Standards and trust: why exact conversion is non-negotiable

In regulated manufacturing and technical documentation, unit conversion should be traceable to standards bodies. For U.S. practice, NIST remains a central authority for SI implementation and unit conversion policy. If your organization publishes design manuals, quality procedures, or calibration methods, align your conversion language with accepted standards sources, including NIST SI references.

Useful official references include NIST Metric and SI and NIST Guide for the Use of the International System of Units. For broader federal metrology context, see NIST.gov.

Frequently asked technical questions

Is 25.4 exact or rounded?

It is exact for the international inch definition. That is why your starting decimal conversion is deterministic and consistent.

Should I always reduce fractions?

Usually yes for readability, but some drawings keep fixed denominators to match shop tools. For example, showing 8/32 instead of 1/4 can be useful if all marks are in 1/32 increments.

When should I avoid fractions entirely?

If tolerance is tight or if values feed CNC workflows directly, keep decimal inches (or stay in mm) and avoid fractional rounding until human-readable documentation is needed.

What is the best default denominator?

For mixed environments, 1/32 is often a practical compromise. It substantially reduces error compared with 1/16 while staying readable on many measuring tools.
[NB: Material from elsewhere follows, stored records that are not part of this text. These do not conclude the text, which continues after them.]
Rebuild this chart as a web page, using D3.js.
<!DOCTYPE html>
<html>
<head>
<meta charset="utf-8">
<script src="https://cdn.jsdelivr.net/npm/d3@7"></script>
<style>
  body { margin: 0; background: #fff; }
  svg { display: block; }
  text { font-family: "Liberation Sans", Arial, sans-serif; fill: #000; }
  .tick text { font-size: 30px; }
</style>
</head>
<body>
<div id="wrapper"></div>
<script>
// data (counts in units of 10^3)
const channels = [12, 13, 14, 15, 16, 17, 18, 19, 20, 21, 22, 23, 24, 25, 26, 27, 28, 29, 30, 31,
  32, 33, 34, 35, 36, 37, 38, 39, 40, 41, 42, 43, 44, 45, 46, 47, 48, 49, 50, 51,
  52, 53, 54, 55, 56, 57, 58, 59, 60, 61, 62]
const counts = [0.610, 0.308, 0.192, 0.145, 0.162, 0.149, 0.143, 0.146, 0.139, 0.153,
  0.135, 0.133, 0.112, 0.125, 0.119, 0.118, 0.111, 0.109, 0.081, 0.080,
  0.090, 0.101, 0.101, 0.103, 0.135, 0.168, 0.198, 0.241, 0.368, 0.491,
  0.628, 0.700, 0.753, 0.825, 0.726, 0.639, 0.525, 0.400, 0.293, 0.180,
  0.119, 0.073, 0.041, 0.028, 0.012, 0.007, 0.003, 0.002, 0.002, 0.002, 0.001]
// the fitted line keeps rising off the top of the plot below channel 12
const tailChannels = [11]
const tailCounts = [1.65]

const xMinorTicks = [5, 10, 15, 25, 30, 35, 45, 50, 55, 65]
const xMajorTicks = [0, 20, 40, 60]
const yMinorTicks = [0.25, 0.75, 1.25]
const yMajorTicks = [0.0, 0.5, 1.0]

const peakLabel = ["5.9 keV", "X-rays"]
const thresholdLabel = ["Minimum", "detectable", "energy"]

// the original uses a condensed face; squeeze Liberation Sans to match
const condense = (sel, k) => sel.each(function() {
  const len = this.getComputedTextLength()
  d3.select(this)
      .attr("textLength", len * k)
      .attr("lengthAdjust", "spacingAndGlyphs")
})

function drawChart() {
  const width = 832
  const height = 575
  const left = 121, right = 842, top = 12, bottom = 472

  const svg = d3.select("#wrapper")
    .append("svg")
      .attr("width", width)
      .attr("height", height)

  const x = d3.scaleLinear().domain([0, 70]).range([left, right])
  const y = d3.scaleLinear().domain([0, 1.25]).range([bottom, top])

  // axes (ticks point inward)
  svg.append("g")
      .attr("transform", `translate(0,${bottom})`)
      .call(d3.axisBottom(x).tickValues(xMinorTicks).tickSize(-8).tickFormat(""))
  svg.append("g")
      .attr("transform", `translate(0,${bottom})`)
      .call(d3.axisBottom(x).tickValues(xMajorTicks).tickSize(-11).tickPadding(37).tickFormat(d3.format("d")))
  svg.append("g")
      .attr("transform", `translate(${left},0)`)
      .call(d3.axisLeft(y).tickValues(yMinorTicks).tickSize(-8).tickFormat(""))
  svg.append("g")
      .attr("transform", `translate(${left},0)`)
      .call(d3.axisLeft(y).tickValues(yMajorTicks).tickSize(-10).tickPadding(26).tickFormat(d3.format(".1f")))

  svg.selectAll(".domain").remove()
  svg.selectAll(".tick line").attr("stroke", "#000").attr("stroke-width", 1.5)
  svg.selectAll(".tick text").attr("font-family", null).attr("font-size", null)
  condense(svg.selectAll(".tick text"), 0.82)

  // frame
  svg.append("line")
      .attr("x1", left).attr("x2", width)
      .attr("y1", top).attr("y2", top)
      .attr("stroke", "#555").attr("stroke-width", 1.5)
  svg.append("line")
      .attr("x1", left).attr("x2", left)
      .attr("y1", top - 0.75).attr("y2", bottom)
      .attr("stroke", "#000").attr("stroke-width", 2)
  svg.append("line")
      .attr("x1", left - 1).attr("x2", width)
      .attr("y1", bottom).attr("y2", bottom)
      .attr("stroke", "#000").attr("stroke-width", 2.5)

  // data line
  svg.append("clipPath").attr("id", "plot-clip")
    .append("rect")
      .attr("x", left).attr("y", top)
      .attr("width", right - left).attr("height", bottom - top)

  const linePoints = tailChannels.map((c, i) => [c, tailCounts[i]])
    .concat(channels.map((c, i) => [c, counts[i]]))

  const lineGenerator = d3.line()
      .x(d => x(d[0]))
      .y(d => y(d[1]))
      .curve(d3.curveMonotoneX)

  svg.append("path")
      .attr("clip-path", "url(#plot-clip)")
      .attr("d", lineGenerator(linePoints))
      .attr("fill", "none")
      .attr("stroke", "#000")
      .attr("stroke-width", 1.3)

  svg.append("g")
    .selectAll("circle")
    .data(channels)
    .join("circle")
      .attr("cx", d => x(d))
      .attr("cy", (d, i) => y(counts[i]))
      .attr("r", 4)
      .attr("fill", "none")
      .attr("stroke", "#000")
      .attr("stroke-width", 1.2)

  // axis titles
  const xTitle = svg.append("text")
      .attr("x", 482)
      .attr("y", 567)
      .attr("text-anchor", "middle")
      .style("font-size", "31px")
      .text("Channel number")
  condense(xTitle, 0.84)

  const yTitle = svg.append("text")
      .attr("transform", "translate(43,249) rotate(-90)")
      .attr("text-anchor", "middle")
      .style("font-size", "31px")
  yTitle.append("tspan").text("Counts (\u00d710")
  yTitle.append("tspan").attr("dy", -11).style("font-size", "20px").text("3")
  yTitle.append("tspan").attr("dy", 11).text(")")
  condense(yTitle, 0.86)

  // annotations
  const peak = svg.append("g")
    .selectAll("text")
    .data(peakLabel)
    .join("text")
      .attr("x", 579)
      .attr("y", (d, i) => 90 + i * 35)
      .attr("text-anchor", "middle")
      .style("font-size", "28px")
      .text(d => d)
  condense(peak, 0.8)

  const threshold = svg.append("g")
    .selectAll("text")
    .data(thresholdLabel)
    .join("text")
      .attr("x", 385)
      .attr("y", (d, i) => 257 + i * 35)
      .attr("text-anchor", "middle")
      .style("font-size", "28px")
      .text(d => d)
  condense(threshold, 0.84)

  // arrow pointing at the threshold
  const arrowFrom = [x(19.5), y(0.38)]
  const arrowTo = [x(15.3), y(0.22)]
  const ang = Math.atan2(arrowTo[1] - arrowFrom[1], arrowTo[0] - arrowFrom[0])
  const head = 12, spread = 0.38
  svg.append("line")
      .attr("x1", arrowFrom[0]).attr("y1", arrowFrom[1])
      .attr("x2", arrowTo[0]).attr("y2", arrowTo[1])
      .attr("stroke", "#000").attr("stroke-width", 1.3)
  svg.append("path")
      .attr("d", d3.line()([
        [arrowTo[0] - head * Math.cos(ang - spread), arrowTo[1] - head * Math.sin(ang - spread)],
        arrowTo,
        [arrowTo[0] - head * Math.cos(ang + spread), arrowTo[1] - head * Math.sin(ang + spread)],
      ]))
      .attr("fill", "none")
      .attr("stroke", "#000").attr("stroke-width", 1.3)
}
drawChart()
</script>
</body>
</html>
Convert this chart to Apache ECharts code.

Pro tip: If a converted dimension is critical to fit, store the exact metric value as the master and treat the inch fraction as a communication format, not the controlling design dimension.

Final takeaway

A high-quality convert mm to inches fractions calculator does more than divide by 25.4. It helps you make defensible precision decisions by denominator and rounding mode, shows the impact of those choices, and keeps communication clear between metric and imperial workflows. Use decimal inches for precision records, use fractions for practical handling, and always verify rounding error against actual tolerance requirements before fabrication or installation.